Quizás desde 1989 este haya sido el año en que más estatuas se hayan derribado en el mundo. En aquel entonces eran en Europa Oriental, las de Lenin, símbolo de un sistema opresivo traído de la ocupación extranjera. Ahora, sin embargo, caen estatuas que representan no a sistemas sociales concebidos desde teorías pretendidamente emancipatorias, sino se revuelven contra una tradición secular.
Comenzó con las estatuas de los generales y líderes confederados, pero se extendió pronto contra los símbolos de la colonización europea: Colon, fundamentalmente, pero también misioneros como Junípero Serra. Una estatua de Churchill en Londres fue vandalizada mientras que, en la lejana Nueva Zelanda, la levantada a James Cook, explorador de esa zona del Pacifico fue removida. Un cacique maorí con orgullo declaró a la prensa que habían sido sus antepasados, y no el explorador inglés, quienes habían descubierto el archipiélago. Claro, nadie le explicó al cacique que un descubrimiento no es tal cuando no se socializa, pero esto ya sería entrar en una discusión sobre los procedimientos de la ciencia, en este caso geográfica.
Ya en Cuba habíamos vivido cierta experiencia de lo que desde hace algunas décadas se había llamado descolonización. Se trataba de hacer el cambio, no solo de la metrópoli a la independencia, sino al componente simbólico del estatus neocolonial—de facto terminado en 1934 con la abolición de la Enmienda Platt. En 1959, esta no solo estuvo dirigida a los símbolos de la colonia, algo que tuvo ya un precedente al nombrar poblados y calles coloniales con el nombre de Martí con el inicio de la República. ¿No se llama así el Paseo del Prado al que nadie llama por su nombre oficial, establecido en 1902?
La pasión descolonizadora llevó a que calles como Carlos III se llamen Salvador Allende o Monserrate, Avenida de Bélgica, que el águila del monumento a las víctimas del Maine fuera removida o a la desaparición de la estatua al presidente Estrada Palma, por su responsabilidad-no precisamente absoluta-en la segunda intervención norteamericana. De igual forma, en una apartada geografía, al oriente de la isla, el antiguo poblado de Preston se rebautizó como Guatemala, quizás como forma de recordarle a la antigua United Fruit Co. el golpe contra Jacobo Árbenz en Guatemala. También durante estos años he sido testigo del ascenso y caída de estatuas como la de Johan Strauss, la de Kemal Attaturk o la de Francisco de Miranda, que aparentemente compensaba la caída de los símbolos colonizadores.

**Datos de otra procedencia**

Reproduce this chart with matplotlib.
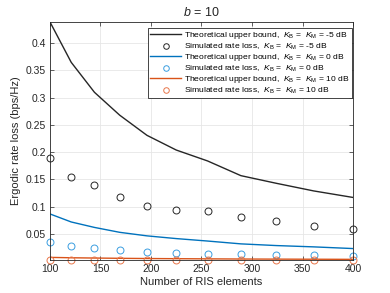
import matplotlib
matplotlib.use("Agg")
import matplotlib.pyplot as plt

plt.rcParams['font.family'] = ['Liberation Sans', 'DejaVu Sans']
plt.rcParams['mathtext.fontset'] = 'custom'
plt.rcParams['mathtext.rm'] = 'Liberation Sans'
plt.rcParams['mathtext.it'] = 'Liberation Sans:italic'

N = [100, 121, 144, 169, 196, 225, 256, 289, 324, 361, 400]
theo_m5 = [0.439, 0.365, 0.310, 0.268, 0.231, 0.204, 0.184, 0.157, 0.143, 0.129, 0.117]
sim_m5 = [0.190, 0.155, 0.140, 0.117, 0.102, 0.094, 0.093, 0.082, 0.073, 0.065, 0.060]
theo_0 = [0.0867, 0.072, 0.062, 0.053, 0.0465, 0.0415, 0.037, 0.0318, 0.0287, 0.0263, 0.0232]
sim_0 = [0.0349, 0.028, 0.025, 0.0208, 0.0177, 0.0158, 0.014, 0.0129, 0.0116, 0.011, 0.0098]
theo_10 = [0.0070, 0.0063, 0.0058, 0.0053, 0.0049, 0.0046, 0.0043, 0.0040, 0.0038, 0.0036, 0.0034]
sim_10 = [0.0028, 0.0027, 0.0026, 0.0026, 0.0025, 0.0024, 0.0024, 0.0023, 0.0023, 0.0022, 0.0022]
labels_K = ["-5", "0", "10"]

c_black = "#262626"
c_blue = "#0072BD"
c_blue_m = "#3b9ee0"
c_orange = "#D95319"
c_orange_m = "#e8764a"

fig = plt.figure(figsize=(3.9, 2.93), dpi=100)
ax = fig.add_axes([50/390, 1-260/293, 303/390, 238/293])

def lab(kind, k):
    return kind + r",  $K_\mathrm{B}$ =  $K_\mathrm{M}$ = " + k + " dB"

ax.plot(N, theo_m5, color=c_black, lw=1.0, label=lab("Theoretical upper bound", labels_K[0]))
ax.plot(N, sim_m5, 'o', mfc='none', mec=c_black, ms=5, mew=0.7, clip_on=False,
        label=lab("Simulated rate loss", labels_K[0]))
ax.plot(N, theo_0, color=c_blue, lw=1.0, label=lab("Theoretical upper bound", labels_K[1]))
ax.plot(N, sim_0, 'o', mfc='none', mec=c_blue_m, ms=5, mew=0.7, clip_on=False,
        label=lab("Simulated rate loss", labels_K[1]))
ax.plot(N, theo_10, color=c_orange, lw=1.0, label=lab("Theoretical upper bound", labels_K[2]))
ax.plot(N, sim_10, 'o', mfc='none', mec=c_orange_m, ms=5, mew=0.7, clip_on=False,
        label=lab("Simulated rate loss", labels_K[2]))

ax.set_xlim(100, 400)
ax.set_ylim(0.0022, 0.439)
ax.set_xticks([100, 150, 200, 250, 300, 350, 400])
ax.set_yticks([0.05, 0.1, 0.15, 0.2, 0.25, 0.3, 0.35, 0.4])
ax.set_yticklabels(["0.05", "0.1", "0.15", "0.2", "0.25", "0.3", "0.35", "0.4"])
ax.grid(True, color="#e6e6e6", lw=0.6)
ax.set_axisbelow(True)
ax.tick_params(direction="in", length=3, width=0.5, labelsize=7.5, colors="#262626",
               top=True, right=True, pad=3)
for s in ax.spines.values():
    s.set_linewidth(0.6)
    s.set_color("#262626")
ax.set_xlabel("Number of RIS elements", fontsize=8, color="#262626", labelpad=2)
ax.set_ylabel("Ergodic rate loss (bps/Hz)", fontsize=8, color="#262626", labelpad=3)
ax.set_title(r"$b$ = 10", fontsize=9, color="#262626", pad=4)

leg = ax.legend(loc="upper right", fontsize=6.1, handlelength=3.6, handletextpad=0.4,
                labelspacing=0.05, borderpad=0.3, markerscale=0.8, fancybox=False,
                framealpha=1, edgecolor="#262626", bbox_to_anchor=(1.0, 0.98),
                borderaxespad=0.1)
leg.get_frame().set_linewidth(0.6)

fig.savefig("out.png", dpi=100)
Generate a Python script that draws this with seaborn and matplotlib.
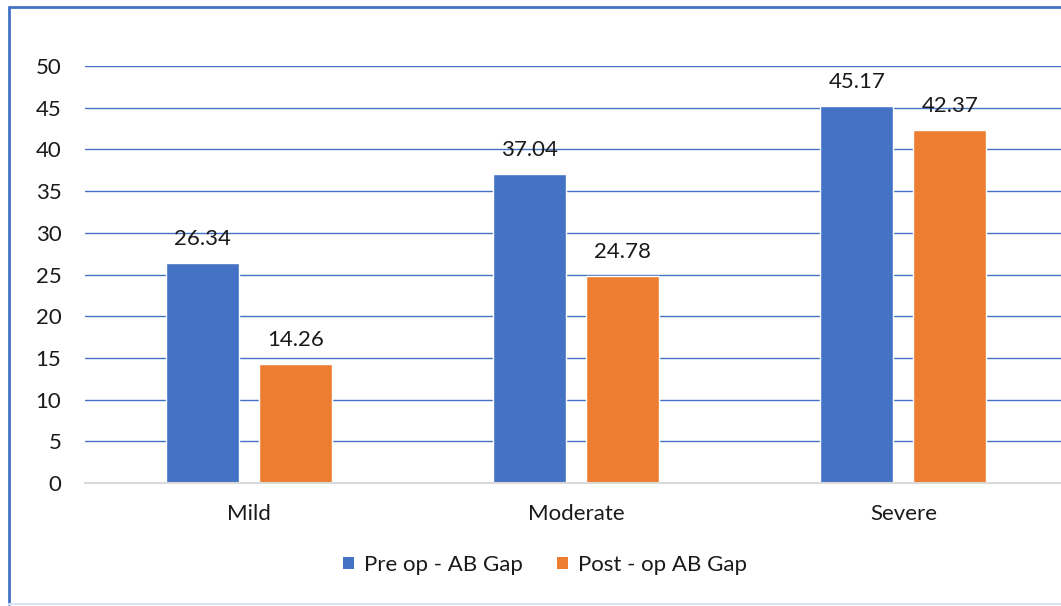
import matplotlib
matplotlib.use("Agg")
import matplotlib.pyplot as plt
from matplotlib.lines import Line2D
from matplotlib.patches import Patch
import pandas as pd
import seaborn as sns

categories = ["Mild", "Moderate", "Severe"]
series_names = ["Pre op - AB Gap", "Post - op AB Gap"]
pre_op = [26.34, 37.04, 45.17]
post_op = [14.26, 24.78, 42.37]
y_ticks = [0, 5, 10, 15, 20, 25, 30, 35, 40, 45, 50]

colors = ["#4472C4", "#ED7D31"]

df = pd.DataFrame({
    "category": categories * 2,
    "series": [series_names[0]] * 3 + [series_names[1]] * 3,
    "value": pre_op + post_op,
})

sns.set_style("white")
plt.rcParams["font.family"] = ["Lato", "DejaVu Sans"]
text_color = "#1a1a1a"
fs = 16

fig = plt.figure(figsize=(10.61, 6.06), dpi=100)
ax = fig.add_axes([85 / 1061, 1 - 483 / 606, 982 / 1061, (483 - 66) / 606])

sns.barplot(data=df, x="category", y="value", hue="series", order=categories,
            hue_order=series_names, palette=colors, width=0.568, gap=0.215,
            saturation=1, legend=False, ax=ax, zorder=3)

ax.set_xlim(-0.5, 2.5)
ax.set_ylim(0, 50)
ax.set_yticks(y_ticks)
ax.set_xlabel("")
ax.set_ylabel("")

ax.grid(axis="y", color="#4472C4", linewidth=1.0, zorder=0)
ax.set_axisbelow(True)
for side in ["top", "right", "left"]:
    ax.spines[side].set_visible(False)
ax.spines["bottom"].set_color("#d9d9d9")
ax.spines["bottom"].set_linewidth(1.5)
ax.spines["bottom"].set_zorder(4)

# category boundary ticks on the x axis
ax.set_xticks([-0.5, 0.5, 1.5, 2.5], minor=True)
ax.tick_params(axis="x", which="minor", length=4, width=1.5, color="#d9d9d9", direction="out")
ax.tick_params(axis="x", which="major", length=0, pad=15, labelsize=fs, labelcolor=text_color)
ax.tick_params(axis="y", length=0, pad=17, labelsize=fs, labelcolor=text_color)

for container in ax.containers:
    ax.bar_label(container, labels=[f"{v:.2f}" for v in container.datavalues],
                 padding=10, fontsize=fs, color=text_color)

handles = [Patch(facecolor=c, edgecolor="none") for c in colors]
fig.legend(handles, series_names, loc="center", bbox_to_anchor=(545 / 1061, 1 - 565 / 606),
           ncol=2, frameon=False, fontsize=fs, handlelength=0.5, handleheight=0.5,
           handletextpad=0.45, columnspacing=1.5, labelcolor=text_color)

# chart frame
fig.add_artist(Line2D([9 / 1061, 9 / 1061], [1 - 604 / 606, 1 - 7 / 606],
                      transform=fig.transFigure, color="#4472C4", linewidth=2))
fig.add_artist(Line2D([9 / 1061, 1.0], [1 - 7 / 606, 1 - 7 / 606],
                      transform=fig.transFigure, color="#4472C4", linewidth=2))
fig.add_artist(Line2D([9 / 1061, 1.0], [1 - 604 / 606, 1 - 604 / 606],
                      transform=fig.transFigure, color="#dae3f3", linewidth=1.5))

fig.savefig("out.png", dpi=100)
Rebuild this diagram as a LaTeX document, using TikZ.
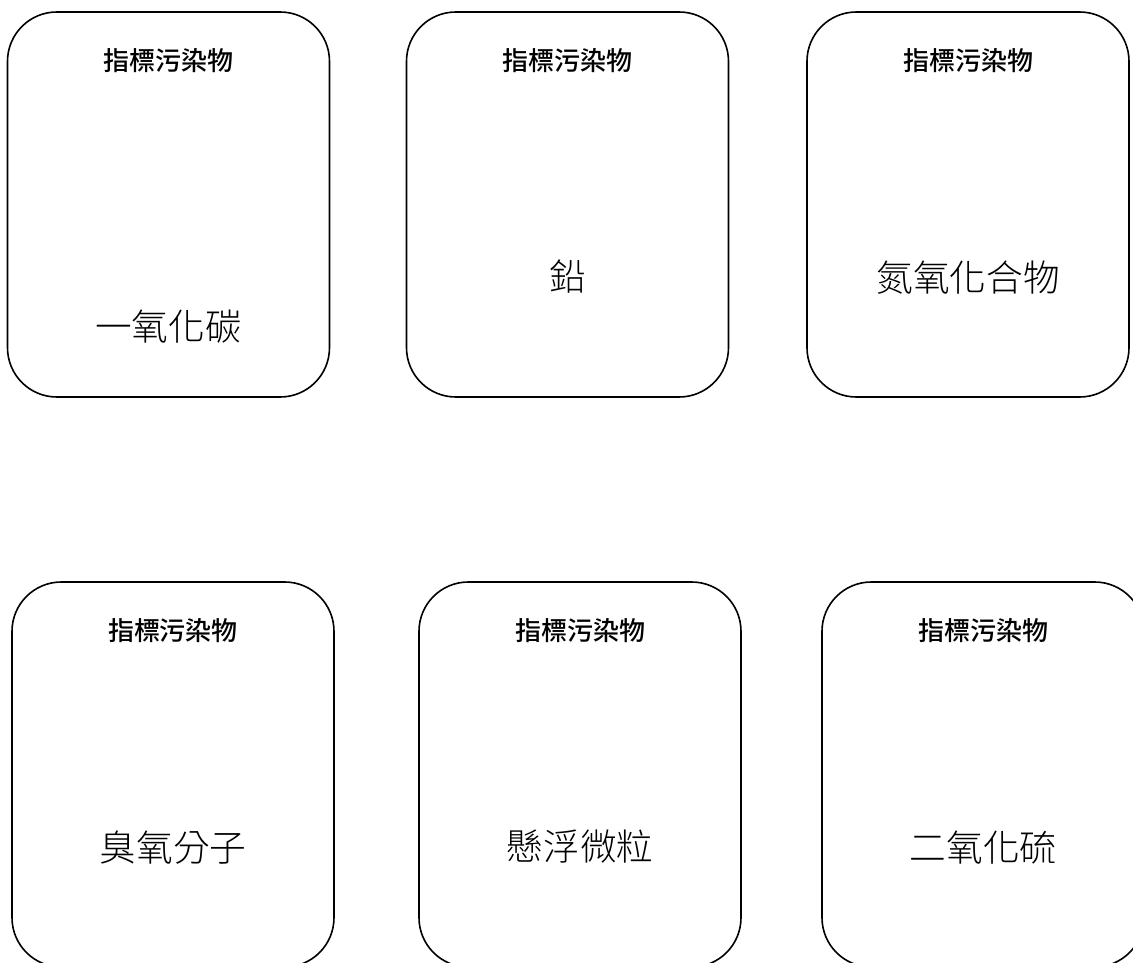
\documentclass[tikz,border=0pt]{standalone}
\usepackage{fontspec}
\newfontfamily\cjk{Noto Sans CJK TC}[UprightFont={* Light}]
\newfontfamily\cjkt{Noto Sans CJK TC}[UprightFont={* Medium}]
\usetikzlibrary{calc}

\tikzset{
  pbox/.style  = {draw, line width=1.2pt, rounded corners=37pt,
                  minimum width=241.5pt, minimum height=288.75pt,
                  inner sep=0pt},
  ptitle/.style = {inner sep=0pt, font=\cjkt\fontsize{19.5}{20}\selectfont},
  plabel/.style = {inner sep=0pt, font=\cjk\fontsize{27.5}{28}\selectfont}
}

\begin{document}
\begin{tikzpicture}[x = {(0.75pt,0pt)},
  y = {(0pt,-0.75pt)}]

  % page
  \useasboundingbox (0,0) rectangle (1133,963);
  \clip (0,0) rectangle (1133,963);

  \def\ttop{49}

  % boxes: name / centre x / centre y / label / label below top
  \foreach \nm/\cx/\cy/\lab/\ly in
  {co/168.5/204.5/一氧化碳/315,
   pb/567.5/204.5/鉛/265,
   nox/968/204.5/氮氧化合物/266,
   oz/173/774.5/臭氧分子/266,
   pm/580/774.5/懸浮微粒/265,
   so/983/774.5/二氧化硫/266}
  {
  \node[pbox] (\nm) at (\cx,\cy) {};
  \node[ptitle] (\nm-title) at ($(\nm.north)+(0,\ttop)$) {指標污染物};
  \node[plabel] (\nm-label) at ($(\nm.north)+(0,\ly)$) {\lab};
  }
\end{tikzpicture}
\end{document}
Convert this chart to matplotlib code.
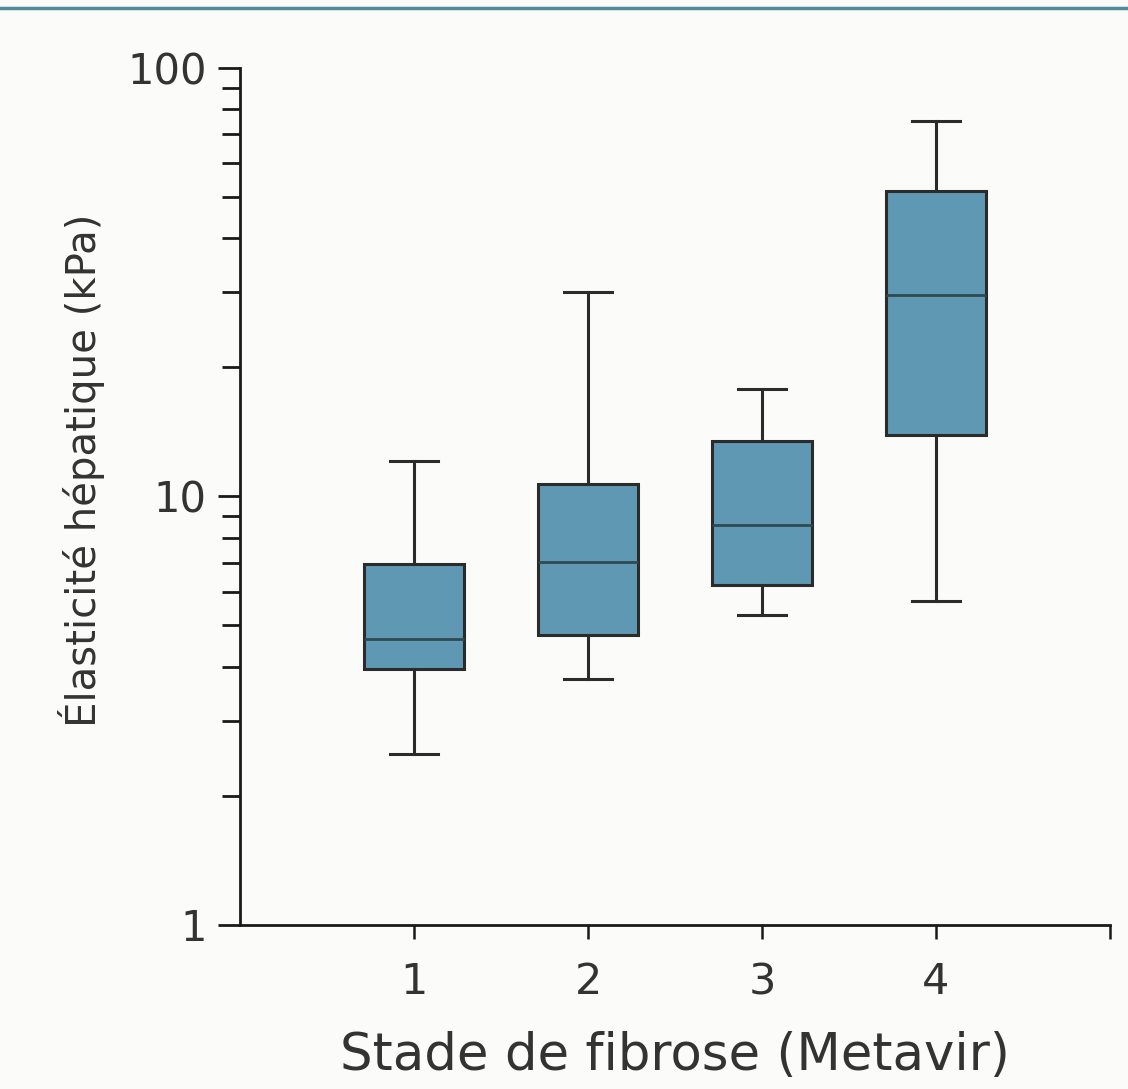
import matplotlib.pyplot as plt
from matplotlib.lines import Line2D
from matplotlib.ticker import LogLocator, NullFormatter, FixedLocator

# Liver stiffness by fibrosis stage
stages = [1, 2, 3, 4]
whisk_lo = [2.5, 3.75, 5.3, 5.7]
q1 = [3.95, 4.75, 6.2, 13.9]
median = [4.65, 7.05, 8.6, 29.5]
q3 = [6.95, 10.7, 13.5, 51.5]
whisk_hi = [12.1, 30.0, 17.8, 75.0]

box_color = "#5e98b3"
edge_color = "#2b2b2b"
bg = "#fbfbf9"

fig = plt.figure(figsize=(11.28, 10.89), dpi=100)
ax = fig.add_axes([0.2128, 0.1506, 0.7712, 0.787])
ax.set_facecolor(bg)

stats = []
for i in range(len(stages)):
    stats.append({"med": median[i], "q1": q1[i], "q3": q3[i],
                  "whislo": whisk_lo[i], "whishi": whisk_hi[i], "fliers": []})

ax.bxp(stats, positions=stages, widths=0.57, patch_artist=True, showfliers=False,
       boxprops=dict(facecolor=box_color, edgecolor=edge_color, linewidth=2.2),
       medianprops=dict(color="#2e4a50", linewidth=2.0),
       whiskerprops=dict(color=edge_color, linewidth=2.2),
       capprops=dict(color=edge_color, linewidth=2.2),
       capwidths=0.28)

ax.set_yscale("log")
ax.set_ylim(1, 100)
ax.set_xlim(0, 5)

ax.yaxis.set_major_locator(FixedLocator([1, 10, 100]))
ax.set_yticklabels(["1", "10", "100"])
ax.yaxis.set_minor_locator(LogLocator(base=10, subs=range(2, 10)))
ax.yaxis.set_minor_formatter(NullFormatter())

ax.set_xticks([1, 2, 3, 4, 5])
ax.set_xticklabels(["1", "2", "3", "4", ""])

for s in ["top", "right"]:
    ax.spines[s].set_visible(False)
for s in ["left", "bottom"]:
    ax.spines[s].set_linewidth(2.0)
    ax.spines[s].set_color("#1a1a1a")

ax.tick_params(axis="y", which="major", direction="out", length=16, width=2.0,
               labelsize=30, pad=8, colors="#1a1a1a", labelcolor="#333333")
ax.tick_params(axis="y", which="minor", direction="out", length=13, width=2.0,
               colors="#1a1a1a")
ax.tick_params(axis="x", direction="out", length=10, width=1.8,
               labelsize=31, pad=16, colors="#1a1a1a", labelcolor="#333333")

ax.set_xlabel("Stade de fibrose (Metavir)", fontsize=37, color="#333333", labelpad=20)
ax.set_ylabel("Élasticité hépatique (kPa)", fontsize=29, color="#333333")
ax.yaxis.set_label_coords(-0.155, 0.53)

# thin teal rule across the top of the page
fig.add_artist(Line2D([0, 1], [0.9925, 0.9925], transform=fig.transFigure,
                      color="#4f8c98", linewidth=2.5))

fig.savefig("out.png", dpi=100, facecolor=bg)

Pienso entonces en aquellas estatuas sobrevivientes en La Habana al frenesí descolonizador y que en Miami algunos emparentan ideológicamente con el que se vive ahora en los Estados Unidos, aunque me cuesta creer cuántos de los iconoclastas de este lado han leído a Franz Fanon, a Walter Mignolo, a Giulio Girardi o, aunque sea a Retamar.
En La Habana todavía permanece, aunque descolorido un busto a Rafael Montoro, ministro de Hacienda durante el muy breve gobierno autonómico, quizás el único político del periodo colonial del que todavía se conserva uno en un lugar público al menos. Pienso en la estatua en la calle Paseo casi llegando a Línea a Alejandro Rodríguez, general mambí, primer alcalde de La Habana, pero también fundador de la Guardia Rural. Esto último quizás explique la falta de cuidado a esta última. ¿Qué ocurre, sin embargo, con la estatua quizás de mayor tamaño hecha en tiempos del presidente Zayas a José de la Luz y Caballero? ¿Su visible deterioro es resultado de la desidia o falta de recursos – en un casco histórico que tiene hasta una estatua a la Madre Teresa de Calcuta? Que en Cuba a menudo se repiten los aforismos de Luz y Caballero con el abandono de este monumento. ¿Será por que el célebre pedagogo cubano escribió aquella carta al gobernador Tacón, en defensa de Saco, donde rechaza la independencia a partir de un argumento que pudiera ser considerado racista según los estándares de hoy?
Si según se está diciendo en medios digitales y canales de YouTube en Cuba, se está constituyendo una izquierda posmoderna, pudiéramos pensar en si el episodio iconoclasta de esta guerra cultural podría aplicar a Cuba, donde ya la descolonización fue al menos dos veces ensayada.